** start **
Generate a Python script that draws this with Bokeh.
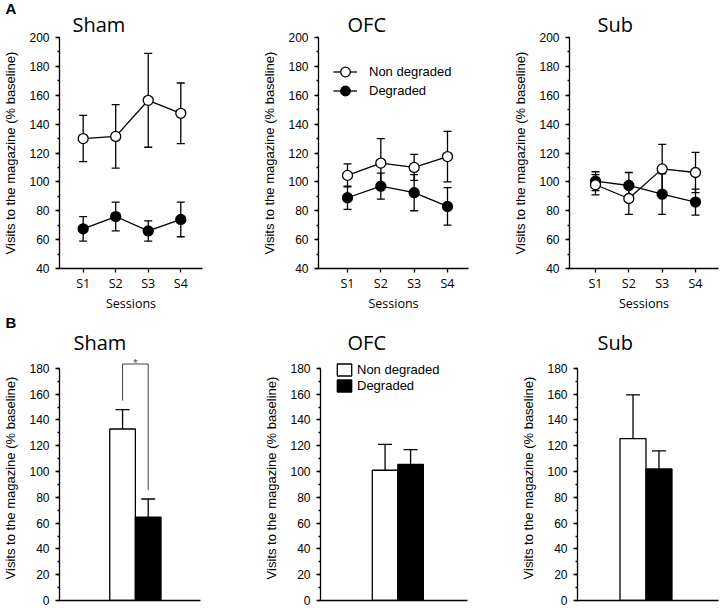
from bokeh.plotting import figure
from bokeh.layouts import column, row
from bokeh.models import (ColumnDataSource, Whisker, TeeHead, Legend, LegendItem, Label, Title,
                          SingleIntervalTicker, FixedTicker, Range1d)
from bokeh.embed import file_html
from bokeh.resources import INLINE

# ---------------- data ----------------
sessions = ["S1", "S2", "S3", "S4"]
conditions = ["Non degraded", "Degraded"]
groups = ["Sham", "OFC", "Sub"]

# Panel A: visits per session (% baseline), mean and SEM
sham_non = [130, 131.5, 156.5, 147.5]
sham_non_err = [16, 22, 32.5, 21]
sham_deg = [67.5, 76, 66, 74]
sham_deg_err = [8.5, 10, 7, 12]

ofc_non = [104.5, 113, 110, 117.5]
ofc_non_err = [8, 17, 9, 17.5]
ofc_deg = [89, 97, 92.5, 83]
ofc_deg_err = [8, 9, 12.5, 13]

sub_non = [98, 88.5, 109, 106.5]
sub_non_err = [7, 11, 17, 14]
sub_deg = [100.5, 97.5, 91.5, 86]
sub_deg_err = [6.5, 9, 14, 9]

# Panel B: averaged over sessions [Non degraded, Degraded]
sham_bar = [133, 64.7]
sham_bar_err = [15, 14]
ofc_bar = [101, 105.5]
ofc_bar_err = [20, 11.5]
sub_bar = [125.5, 102]
sub_bar_err = [34, 14]

YLABEL = "Visits to the magazine (% baseline)"
AX = 1.3


def style_y(p, bounds=None):
    ax = p.yaxis[0]
    ax.ticker = SingleIntervalTicker(interval=20, num_minor_ticks=2)
    ax.axis_label = YLABEL
    ax.axis_label_text_font = "Liberation Sans"
    ax.axis_label_text_font_size = "13px"
    ax.axis_label_text_font_style = "normal"
    ax.axis_label_text_color = "black"
    ax.axis_label_standoff = 8
    ax.major_label_text_font = "Liberation Sans"
    ax.major_label_text_font_size = "12px"
    ax.major_label_text_color = "black"
    ax.major_label_standoff = 6
    ax.major_tick_out = 4
    ax.major_tick_in = 0
    ax.minor_tick_out = 2
    ax.minor_tick_in = 0
    ax.axis_line_width = AX
    ax.major_tick_line_width = AX
    ax.minor_tick_line_width = AX
    ax.axis_line_color = "black"
    ax.major_tick_line_color = "black"
    ax.minor_tick_line_color = "black"
    if bounds is not None:
        ax.bounds = bounds


def style_title(t, font, size, bold, align_offset, standoff):
    t.text_font = font
    t.text_font_size = size
    t.text_font_style = "bold" if bold else "normal"
    t.text_color = "black"
    t.align = "left"
    t.offset = align_offset
    t.standoff = standoff


def base_fig(width, height, xr, yr, left, right, top, bottom, title, toff, letter=None, lstand=0):
    p = figure(width=width, height=height, x_range=Range1d(*xr), y_range=Range1d(*yr),
               output_backend="svg", toolbar_location=None,
               min_border_left=left, min_border_right=right,
               min_border_top=top, min_border_bottom=bottom)
    p.outline_line_color = None
    p.xgrid.visible = False
    p.ygrid.visible = False
    p.background_fill_color = "white"
    if letter is None:
        p.title.text = title
        style_title(p.title, "Open Sans", "20px", False, toff, 0)
    else:
        # panel letter as the outer title, group name as an inner title next to the frame
        p.title.text = letter
        style_title(p.title, "Liberation Sans", "15px", True, -54, lstand)
        t = Title(text=title)
        style_title(t, "Open Sans", "20px", False, toff, 0)
        p.add_layout(t, "above")
    return p


def line_panel(title, non, non_err, deg, deg_err, width, left, right, xr, toff, legend=False, letter=None):
    p = base_fig(width, 314, xr, (40, 200), left, right, 37, 46, title, toff, letter, -16)
    style_y(p)
    xs = list(range(1, len(sessions) + 1))
    ax = p.xaxis[0]
    ax.ticker = FixedTicker(ticks=xs, minor_ticks=[])
    ax.major_label_overrides = {x: s for x, s in zip(xs, sessions)}
    ax.major_label_text_font = "Open Sans"
    ax.major_label_text_font_size = "12.5px"
    ax.major_label_text_color = "black"
    ax.major_label_standoff = 2
    ax.axis_label = "Sessions"
    ax.axis_label_text_font = "Open Sans"
    ax.axis_label_text_font_size = "12.5px"
    ax.axis_label_text_font_style = "normal"
    ax.axis_label_text_color = "black"
    ax.axis_label_standoff = 0
    ax.major_tick_out = 4
    ax.major_tick_in = 0
    ax.axis_line_width = AX
    ax.major_tick_line_width = AX
    ax.axis_line_color = "black"

    rends = {}
    for name, vals, errs, fill in [("Degraded", deg, deg_err, "black"),
                                   ("Non degraded", non, non_err, "white")]:
        src = ColumnDataSource(dict(x=xs, y=vals,
                                    lo=[v - e for v, e in zip(vals, errs)],
                                    hi=[v + e for v, e in zip(vals, errs)]))
        w = Whisker(base="x", lower="lo", upper="hi", source=src, line_color="black",
                    line_width=AX,
                    lower_head=TeeHead(size=8, line_width=AX, line_color="black"),
                    upper_head=TeeHead(size=8, line_width=AX, line_color="black"))
        p.add_layout(w)
        lr = p.line("x", "y", source=src, line_color="black", line_width=AX)
        sr = p.scatter("x", "y", source=src, marker="circle", size=10, fill_color=fill,
                       line_color="black", line_width=AX)
        rends[name] = (lr, sr)

    if legend:
        for c, vy in zip(conditions, [184, 165]):
            leg = Legend(items=[LegendItem(label=c, renderers=list(rends[c]))],
                         location=(15, vy), orientation="vertical", padding=0, margin=0,
                         border_line_color=None, background_fill_alpha=0,
                         glyph_width=24, glyph_height=25, label_height=16, spacing=0,
                         label_standoff=12, label_text_font="Liberation Sans",
                         label_text_font_size="13px", label_text_color="black")
            p.add_layout(leg)
    return p


def bar_panel(title, vals, errs, width, left, right, xr, toff, legend=False, sig=False, letter=None):
    p = base_fig(width, 294, xr, (0, 190), left, right, 41, 8, title, toff, letter, -8)
    style_y(p, bounds=(0, 180))
    ax = p.xaxis[0]
    ax.ticker = FixedTicker(ticks=[], minor_ticks=[])
    ax.major_tick_out = 0
    ax.major_tick_in = 0
    ax.major_label_standoff = 0
    ax.axis_line_width = AX
    ax.axis_line_color = "black"

    xs = list(range(1, len(conditions) + 1))
    src = ColumnDataSource(dict(x=xs, top=vals, fill=["white", "black"],
                                hi=[v + e for v, e in zip(vals, errs)]))
    w = Whisker(base="x", lower="top", upper="hi", source=src, line_color="black",
                line_width=AX, lower_head=None,
                upper_head=TeeHead(size=14, line_width=AX, line_color="black"))
    p.add_layout(w)
    r = p.vbar(x="x", top="top", width=1.0, bottom=0, source=src, fill_color="fill",
               line_color="black", line_width=AX)

    if legend:
        leg = Legend(items=[LegendItem(label=c, renderers=[r], index=i) for i, c in enumerate(conditions)],
                     location=(15, 207), orientation="vertical", padding=0, margin=0,
                     border_line_color=None, background_fill_alpha=0,
                     glyph_width=18, glyph_height=15, label_height=14, spacing=1,
                     label_standoff=4, label_text_font="Liberation Sans",
                     label_text_font_size="13px", label_text_color="black")
        p.add_layout(leg)
    if sig:
        tops = [v + e for v, e in zip(vals, errs)]
        ytop = 183.4
        p.multi_line(xs=[[xs[0], xs[0], xs[1], xs[1]]],
                     ys=[[tops[0] + 7, ytop, ytop, tops[1] + 7]],
                     line_color="#444444", line_width=1)
        p.add_layout(Label(x=(xs[0] + xs[1]) / 2, y=184.5, text="*", text_align="center",
                           text_baseline="alphabetic", text_font="Liberation Sans",
                           text_font_size="11px", text_color="#444444"))
    return p


p1 = line_panel(groups[0], sham_non, sham_non_err, sham_deg, sham_deg_err,
                240, 57, 38, (0.273, 4.667), 13, letter="A")
p2 = line_panel(groups[1], ofc_non, ofc_non_err, ofc_deg, ofc_deg_err,
                240, 78, 12, (0.13, 4.63), 29, legend=True)
p3 = line_panel(groups[2], sub_non, sub_non_err, sub_deg, sub_deg_err,
                240, 89, 2, (0.22, 4.69), 28)

p4 = bar_panel(groups[0], sham_bar, sham_bar_err, 240, 57, 40, (-1.46, 4.04), 14,
               sig=True, letter="B")
p5 = bar_panel(groups[1], ofc_bar, ofc_bar_err, 240, 80, 13, (-1.53, 4.23), 27, legend=True)
p6 = bar_panel(groups[2], sub_bar, sub_bar_err, 240, 97, 2, (-1.135, 4.29), 20)

layout = column(row(p1, p2, p3), row(p4, p5, p6))
open("out.html", "w").write(file_html(layout, INLINE))
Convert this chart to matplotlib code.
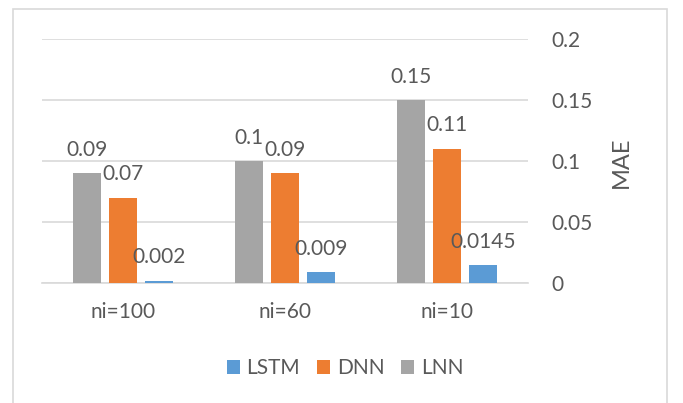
** end **
Prompt: Of all the lines in the listing above, how many include "this"? Write only the number.

Output below: 2